Matthew Penney is an Associate Professor in the Department of History at Concordia University. He is a specialist on post-WWII Japanese history and his work as focused on memory and contestation of the representation of histories of war and empire on left and right. His recent work has touched on Marxist theories of global capitalism and their links deindustrialization. 

Project Statement:

Book project  Righting History: Neonationalism and Neoliberalism in Japan

DePOT article project – (in collaboration with Fred Burrill) Piece about the rise of the Chinese economy, the place of China in shaping Canadian economic identity, and the failures of the Canadian left to articulate effective strategies for dealing with these changes from the 1980s to present.

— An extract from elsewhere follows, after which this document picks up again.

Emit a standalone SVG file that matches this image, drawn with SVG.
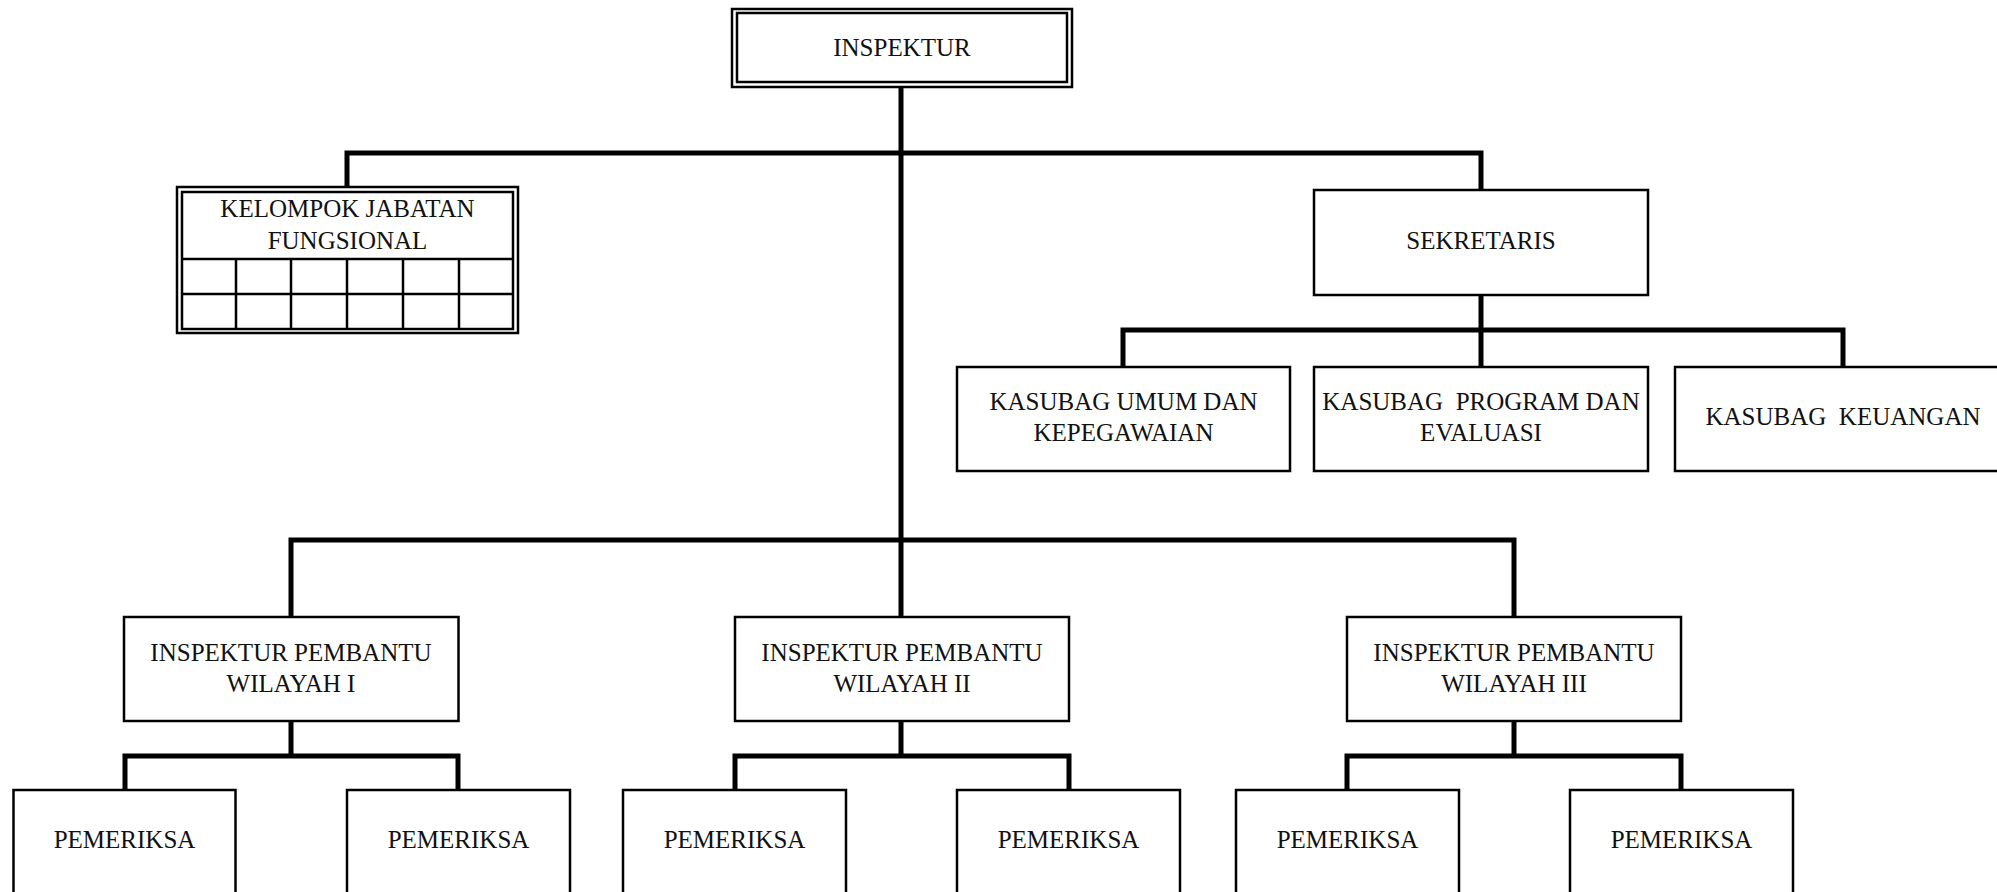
<svg xmlns="http://www.w3.org/2000/svg" width="1997" height="892" viewBox="0 0 1997 892">
<style>
.box{fill:#fff;stroke:#000;stroke-width:2.5}
.thin{fill:none;stroke:#000;stroke-width:2.5}
.conn{fill:none;stroke:#000;stroke-width:5;stroke-linecap:square;stroke-linejoin:miter}
text{font-family:"Liberation Serif","Times New Roman",serif;font-size:25px;fill:#111;text-anchor:middle;white-space:pre}
</style>
<rect width="1997" height="892" fill="#fff"/>
<g id="connectors">
<path class="conn" d="M901 87V617"/>
<path class="conn" d="M347 187V153H1481V190"/>
<path class="conn" d="M1481 295V330M1123 367V330H1843V367M1481 330V367"/>
<path class="conn" d="M291 617V540H1514V617"/>
<path class="conn" d="M291 721V756M125 790V756H458V790"/>
<path class="conn" d="M901 721V756M735 790V756H1069V790"/>
<path class="conn" d="M1514 721V756M1347 790V756H1681V790"/>
</g>
<g id="inspektur">
<rect class="box" x="732" y="9" width="340" height="78"/>
<rect class="thin" x="737" y="13" width="330" height="69"/>
<text x="902" y="56">INSPEKTUR</text>
</g>
<g id="kelompok">
<rect class="box" x="177" y="187" width="341" height="146"/>
<rect class="thin" x="182" y="192" width="331" height="137"/>
<path class="thin" d="M182 259H513M182 294H513M236 259V329M291 259V329M347 259V329M403 259V329M459 259V329"/>
<text x="347.5" y="217">KELOMPOK JABATAN</text>
<text x="347.5" y="249">FUNGSIONAL</text>
</g>
<g id="sekretaris">
<rect class="box" x="1314" y="190" width="334" height="105"/>
<text x="1481" y="249">SEKRETARIS</text>
</g>
<g id="kasubag-umum">
<rect class="box" x="957" y="367" width="333" height="104"/>
<text x="1123.5" y="410">KASUBAG UMUM DAN</text>
<text x="1123.5" y="441">KEPEGAWAIAN</text>
</g>
<g id="kasubag-program">
<rect class="box" x="1314" y="367" width="334" height="104"/>
<text x="1481" y="410">KASUBAG  PROGRAM DAN</text>
<text x="1481" y="441">EVALUASI</text>
</g>
<g id="kasubag-keuangan">
<rect class="box" x="1675" y="367" width="336" height="104"/>
<text x="1843" y="425">KASUBAG  KEUANGAN</text>
</g>
<g id="ip1">
<rect class="box" x="124" y="617" width="334.5" height="104"/>
<text x="291" y="661">INSPEKTUR PEMBANTU</text>
<text x="291" y="692">WILAYAH I</text>
</g>
<g id="ip2">
<rect class="box" x="735" y="617" width="334" height="104"/>
<text x="902" y="661">INSPEKTUR PEMBANTU</text>
<text x="902" y="692">WILAYAH II</text>
</g>
<g id="ip3">
<rect class="box" x="1347" y="617" width="334" height="104"/>
<text x="1514" y="661">INSPEKTUR PEMBANTU</text>
<text x="1514" y="692">WILAYAH III</text>
</g>
<g id="pemeriksa-1a"><rect class="box" x="13.5" y="790" width="222" height="120"/><text x="124.5" y="848">PEMERIKSA</text></g>
<g id="pemeriksa-1b"><rect class="box" x="347" y="790" width="223" height="120"/><text x="458.5" y="848">PEMERIKSA</text></g>
<g id="pemeriksa-2a"><rect class="box" x="623" y="790" width="223" height="120"/><text x="734.5" y="848">PEMERIKSA</text></g>
<g id="pemeriksa-2b"><rect class="box" x="957" y="790" width="223" height="120"/><text x="1068.5" y="848">PEMERIKSA</text></g>
<g id="pemeriksa-3a"><rect class="box" x="1236" y="790" width="223" height="120"/><text x="1347.5" y="848">PEMERIKSA</text></g>
<g id="pemeriksa-3b"><rect class="box" x="1570" y="790" width="223" height="120"/><text x="1681.5" y="848">PEMERIKSA</text></g>
</svg>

Most writing on the far right in Japan focuses on denial of war crimes and exploitation under the Japanese empire. These are important themes, but my work looks instead at how writers on the right turn to the past to shape images of an economically prosperous, geopolitically powerful Japan for present purposes. The result is not only a denial of historical atrocities and the role of the Japanese state, but a shaping of the usable past to make neoliberal austerity, public to private transfer in the form of military Keynesianism, deregulation, and similar policies seem like a natural outgrowth of “Japanese tradition”. There are continuities with rightwing populist forms prevalent elsewhere, but my project emphasizes the local differences in expressions of neoliberal policies and their justification through history, culture, and understandings of historical change and trans-historical forms, even if they are influenced by global economic trends and ideological networks. As part of this project, I plan to contribute to DePOT an analysis of how rightwing populists in Japan present deindustrialization as an inevitable step to achieve a “rationalized” national economy that guarantees financialized profits and reduces labour “costs” supposedly increasing competitiveness, while at the same time lamenting the practical effects of offshoring. This contradictory imaginary creates a sense of crisis at the core of rightwing writings, political speech, and other forms of public presentation of their ideas.